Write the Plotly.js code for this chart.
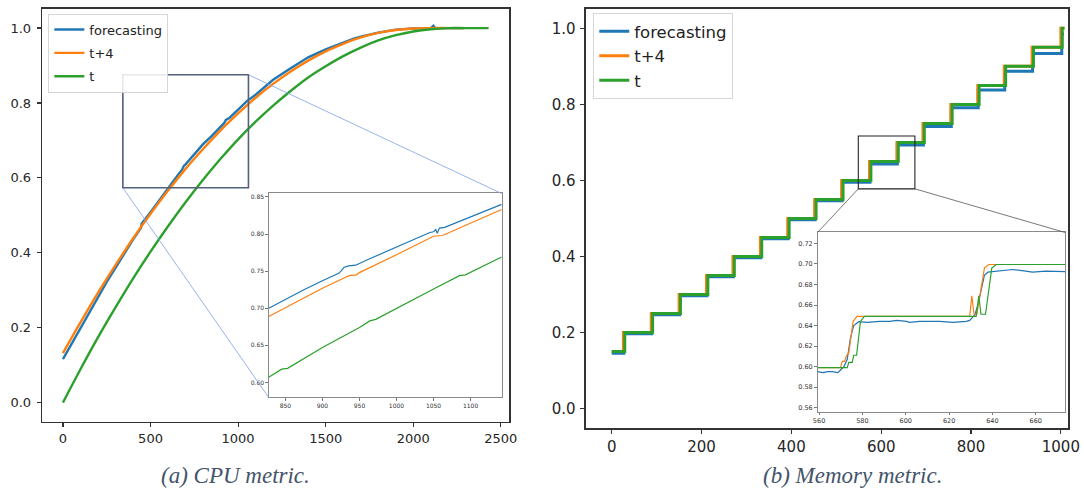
<!DOCTYPE html>
<html>
<head>
<meta charset="utf-8">
<script src="https://cdn.plot.ly/plotly-3.0.1.min.js"></script>
<style>html,body{margin:0;padding:0;background:#fff;}#chart{width:1084px;height:488px;}</style>
</head>
<body>
<div id="chart"></div>
<script>
// ---------- Data: (a) CPU metric, main panel ----------
const seriesNames = ["forecasting", "t+4", "t"];
const cpuForecastX = [0,50,100,150,200,210,250,300,350,400,445,450,500,550,600,650,680,690,700,750,800,850,900,920,930,950,1000,1050,1100,1150,1170,1200,1300,1400,1500,1600,1660,1700,1800,1900,2000,2100,2115,2125,2200,2290];
const cpuForecast  = [0.116,0.158,0.198,0.240,0.280,0.291,0.322,0.360,0.398,0.435,0.466,0.478,0.508,0.541,0.573,0.604,0.622,0.632,0.636,0.664,0.690,0.712,0.736,0.746,0.755,0.760,0.782,0.805,0.822,0.842,0.852,0.862,0.893,0.922,0.943,0.962,0.972,0.977,0.988,0.996,0.999,1.000,1.006,1.000,1.000,1.000];
const cpuT4X = [0,100,200,300,400,500,600,700,800,900,1000,1100,1200,1300,1400,1500,1600,1700,1800,1900,2000,2100,2200,2290];
const cpuT4  = [0.132,0.214,0.293,0.367,0.438,0.504,0.566,0.624,0.677,0.727,0.772,0.814,0.851,0.884,0.913,0.938,0.958,0.975,0.987,0.995,0.999,1.000,1.000,1.000];
const cpuTX = [0,100,200,300,400,500,600,700,800,900,1000,1100,1200,1300,1400,1500,1600,1700,1800,1900,2000,2100,2200,2300,2430];
const cpuT  = [0.000,0.089,0.174,0.254,0.331,0.403,0.471,0.535,0.595,0.651,0.703,0.750,0.793,0.832,0.868,0.898,0.925,0.948,0.967,0.981,0.991,0.997,1.000,1.000,1.000];

// ---------- Data: (a) CPU metric, inset ----------
const cpuInForecastX = [827.5,850,875,900,922,925,929,935,945,960,1000,1045,1050,1053,1055,1058,1065,1100,1142];
const cpuInForecast  = [0.700,0.712,0.725,0.737,0.747,0.750,0.755,0.757,0.758,0.765,0.782,0.802,0.803,0.806,0.801,0.808,0.809,0.823,0.840];
const cpuInT4X = [827.5,850,900,930,936,946,950,1000,1050,1062,1100,1142];
const cpuInT4  = [0.689,0.701,0.727,0.741,0.744,0.745,0.748,0.772,0.797,0.798,0.815,0.833];
const cpuInTX = [827.5,840,845,853,900,950,964,972,1000,1050,1085,1093,1142];
const cpuInT  = [0.607,0.615,0.618,0.619,0.647,0.674,0.683,0.685,0.700,0.726,0.744,0.745,0.769];

// ---------- Data: (b) Memory metric, main panel (step edges / levels) ----------
const memForecastX = [0,27,89,151,212,271,332,393,453,513,575,636,694,756,816,875,937,1002,1007];
const memForecast  = [0.146,0.197,0.247,0.297,0.347,0.397,0.447,0.497,0.547,0.595,0.643,0.693,0.742,0.791,0.838,0.887,0.934,0.985,0.985];
const memT4X = [0,26,88,150,211,270,331,392,452,512,574,635,693,755,815,874,936,1000,1008];
const memT4  = [0.150,0.200,0.250,0.300,0.350,0.400,0.450,0.500,0.550,0.600,0.650,0.700,0.750,0.800,0.850,0.900,0.950,1.000,1.000];
const memTX = [0,29,91,153,214,273,334,395,455,515,577,638,696,758,818,877,939,1003,1008];
const memT  = [0.150,0.200,0.250,0.300,0.350,0.400,0.450,0.500,0.550,0.600,0.650,0.700,0.750,0.800,0.850,0.900,0.950,1.000,1.000];

// ---------- Data: (b) Memory metric, inset ----------
const memInForecastX = [559.3,561.8,564,566,568.7,570,571.5,573,574.5,576,578.3,582.1,588,592.7,595.8,600.3,601.8,606.4,615.6,621.7,627.9,629.5,631.8,633.3,634.8,636.3,637.9,641.7,649.3,655.4,658.5,664.6,673.5];
const memInForecast  = [0.595,0.594,0.595,0.595,0.594,0.597,0.600,0.607,0.628,0.640,0.6437,0.643,0.644,0.644,0.645,0.644,0.643,0.644,0.644,0.643,0.644,0.645,0.650,0.660,0.676,0.689,0.692,0.693,0.6946,0.693,0.692,0.693,0.6926];
const memInT4X = [559.3,569.9,570.7,571.8,572.7,573.7,575.7,577.5,629.5,630.5,631.5,632.8,636.3,638.3,673.5];
const memInT4  = [0.599,0.599,0.605,0.605,0.611,0.613,0.644,0.649,0.649,0.669,0.651,0.651,0.696,0.6995,0.6995];
const memInTX = [559.3,573.0,573.7,575.3,576.0,577.3,579.1,580.9,632.5,633.7,634.7,636.8,639.7,641.7,673.5];
const memInT  = [0.599,0.599,0.604,0.604,0.611,0.611,0.644,0.649,0.649,0.669,0.651,0.651,0.696,0.6995,0.6995];

// ---------- Tick labels / captions ----------
const cpuXTicks = [0,500,1000,1500,2000,2500];
const memXTicks = [0,200,400,600,800,1000];
const mainYTicks = [0,0.2,0.4,0.6,0.8,1.0];
const cpuInXTicks = [850,900,950,1000,1050,1100];
const cpuInYTicks = [0.60,0.65,0.70,0.75,0.80,0.85];
const memInXTicks = [560,580,600,620,640,660];
const memInYTicks = [0.56,0.58,0.60,0.62,0.64,0.66,0.68,0.70,0.72];
const captions = ["(a) CPU metric.", "(b) Memory metric."];

// zoom boxes (data coords of the main panels)
const cpuBox = {x: [342, 1059], y: [0.5736, 0.8753]};
const memBox = {x: [549, 675], y: [0.578, 0.717]};

// ---------- Layout geometry ----------
const colors = ["#1f77b4", "#ff7f0e", "#2ca02c"];
const D = {
  a:  {x: [0.0390, 0.4698], y: [0.1359, 0.9816], xr: [-118, 2548], yr: [-0.051, 1.051]},
  ai: {x: [0.2479, 0.4628], y: [0.1855, 0.6035], xr: [827.5, 1142], yr: [0.5798, 0.8546]},
  b:  {x: [0.5403, 0.9857], y: [0.1236, 0.9809], xr: [-58, 1017], yr: [-0.05, 1.05]},
  bi: {x: [0.7542, 0.9825], y: [0.1564, 0.5236], xr: [559.3, 673.5], yr: [0.556, 0.7307]}
};
function toPaper(v, r, d) { return d[0] + (v - r[0]) / (r[1] - r[0]) * (d[1] - d[0]); }

const traces = [];
function addSet(xs, ys, xa, ya, width, shape, legend, show) {
  for (let i = 0; i < 3; i++) {
    traces.push({
      type: "scatter", mode: "lines", x: xs[i], y: ys[i], xaxis: xa, yaxis: ya,
      name: seriesNames[i], legend: legend, legendgroup: legend + i, showlegend: show,
      line: {color: colors[i], width: width, shape: shape[i]}, hoverinfo: "skip"
    });
  }
}
addSet([cpuForecastX, cpuT4X, cpuTX], [cpuForecast, cpuT4, cpuT], "x", "y", 2.4, ["linear", "spline", "spline"], "legend", true);
addSet([cpuInForecastX, cpuInT4X, cpuInTX], [cpuInForecast, cpuInT4, cpuInT], "x2", "y2", 1.2, ["linear", "linear", "linear"], "legend", false);
addSet([memForecastX, memT4X, memTX], [memForecast, memT4, memT], "x3", "y3", 3, ["hv", "hv", "hv"], "legend2", true);
addSet([memInForecastX, memInT4X, memInTX], [memInForecast, memInT4, memInT], "x4", "y4", 1.2, ["linear", "linear", "linear"], "legend2", false);

function mainAxis(dom, range, ticks, anchor, size, fmt, lw, standoff) {
  return {domain: dom, range: range, anchor: anchor, tickvals: ticks, tickformat: fmt,
    showgrid: false, zeroline: false, showline: true, mirror: true, linecolor: "#333", linewidth: lw,
    ticks: "outside", ticklen: 4, tickwidth: 1.2, tickcolor: "#333", ticklabelstandoff: standoff,
    tickfont: {family: "DejaVu Sans", size: size, color: "#262626"}};
}
function insetAxis(dom, range, ticks, anchor, size, fmt) {
  return {domain: dom, range: range, anchor: anchor, tickvals: ticks, tickformat: fmt,
    showgrid: false, zeroline: false, showline: true, mirror: true, linecolor: "#8a8a8a", linewidth: 1,
    ticks: "outside", ticklen: 2.5, tickwidth: 0.8, tickcolor: "#555",
    tickfont: {family: "DejaVu Sans", size: size, color: "#333"}};
}

const shapes = [
  // white backgrounds for the insets (drawn in the inset subplot layers, above the main curves)
  {type: "rect", xref: "x2", yref: "y2", x0: D.ai.xr[0], x1: D.ai.xr[1], y0: D.ai.yr[0], y1: D.ai.yr[1], layer: "below", fillcolor: "#fff", line: {width: 0}},
  {type: "rect", xref: "x4", yref: "y4", x0: D.bi.xr[0], x1: D.bi.xr[1], y0: D.bi.yr[0], y1: D.bi.yr[1], layer: "below", fillcolor: "#fff", line: {width: 0}},
  // zoom boxes
  {type: "rect", xref: "x", yref: "y", x0: cpuBox.x[0], x1: cpuBox.x[1], y0: cpuBox.y[0], y1: cpuBox.y[1], layer: "above", line: {color: "#52607a", width: 1.6}},
  {type: "rect", xref: "x3", yref: "y3", x0: memBox.x[0], x1: memBox.x[1], y0: memBox.y[0], y1: memBox.y[1], layer: "above", line: {color: "#222", width: 1.1}},
  // connectors (a)
  {type: "line", xref: "paper", yref: "paper", layer: "above",
   x0: toPaper(cpuBox.x[1], D.a.xr, D.a.x), y0: toPaper(cpuBox.y[1], D.a.yr, D.a.y), x1: D.ai.x[1], y1: D.ai.y[1],
   line: {color: "#7d9fe3", width: 0.8}},
  {type: "line", xref: "paper", yref: "paper", layer: "above",
   x0: toPaper(cpuBox.x[0], D.a.xr, D.a.x), y0: toPaper(cpuBox.y[0], D.a.yr, D.a.y), x1: D.ai.x[0], y1: D.ai.y[0],
   line: {color: "#7d9fe3", width: 0.8}},
  // connectors (b)
  {type: "line", xref: "paper", yref: "paper", layer: "above",
   x0: toPaper(memBox.x[0], D.b.xr, D.b.x), y0: toPaper(memBox.y[0], D.b.yr, D.b.y), x1: D.bi.x[0], y1: D.bi.y[1],
   line: {color: "#555", width: 0.8}},
  {type: "line", xref: "paper", yref: "paper", layer: "above",
   x0: toPaper(memBox.x[1], D.b.xr, D.b.x), y0: toPaper(memBox.y[0], D.b.yr, D.b.y), x1: D.bi.x[1], y1: D.bi.y[1],
   line: {color: "#555", width: 0.8}}
];

const layout = {
  width: 1084, height: 488, margin: {l: 0, r: 0, t: 0, b: 0},
  paper_bgcolor: "#fff", plot_bgcolor: "#fff",
  font: {family: "DejaVu Sans", color: "#262626"},
  xaxis:  mainAxis(D.a.x, D.a.xr, cpuXTicks, "y", 13, "d", 1.6, 0),
  yaxis:  mainAxis(D.a.y, D.a.yr, mainYTicks, "x", 13, ".1f", 1.6, 3),
  xaxis2: insetAxis(D.ai.x, D.ai.xr, cpuInXTicks, "y2", 6, "d"),
  yaxis2: insetAxis(D.ai.y, D.ai.yr, cpuInYTicks, "x2", 6, ".2f"),
  xaxis3: mainAxis(D.b.x, D.b.xr, memXTicks, "y3", 15, "d", 2, 0),
  yaxis3: mainAxis(D.b.y, D.b.yr, mainYTicks, "x3", 15, ".1f", 2, 1),
  xaxis4: insetAxis(D.bi.x, D.bi.xr, memInXTicks, "y4", 6.5, "d"),
  yaxis4: insetAxis(D.bi.y, D.bi.yr, memInYTicks, "x4", 6.5, ".2f"),
  legend: {x: 0.0446, y: 0.9723, xanchor: "left", yanchor: "top", traceorder: "grouped", tracegroupgap: 3.5,
    bgcolor: "rgba(255,255,255,0.85)", bordercolor: "#d6d6d6", borderwidth: 1,
    font: {family: "DejaVu Sans", size: 13, color: "#222"}},
  legend2: {x: 0.5473, y: 0.9733, xanchor: "left", yanchor: "top", traceorder: "grouped", tracegroupgap: 0,
    bgcolor: "rgba(255,255,255,0.85)", bordercolor: "#d6d6d6", borderwidth: 1,
    font: {family: "DejaVu Sans", size: 16.5, color: "#222"}},
  shapes: shapes,
  annotations: [
    {text: "<i>" + captions[0] + "</i>", xref: "paper", yref: "paper", x: 0.2177, y: 0.0266, xanchor: "center", yanchor: "middle", showarrow: false,
     font: {family: "Liberation Serif", size: 23, color: "#44546a"}},
    {text: "<i>" + captions[1] + "</i>", xref: "paper", yref: "paper", x: 0.7864, y: 0.0266, xanchor: "center", yanchor: "middle", showarrow: false,
     font: {family: "Liberation Serif", size: 23, color: "#44546a"}}
  ]
};

Plotly.newPlot("chart", traces, layout, {staticPlot: true, displayModeBar: false});
</script>
</body>
</html>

* * * * *

Exercise objective: Reproduce each line holding the word "chart".

Expected output:
Write the Plotly.js code for this chart.
<style>html,body{margin:0;padding:0;background:#fff;}#chart{width:1084px;height:488px;}</style>
<div id="chart"></div>
Plotly.newPlot("chart", traces, layout, {staticPlot: true, displayModeBar: false});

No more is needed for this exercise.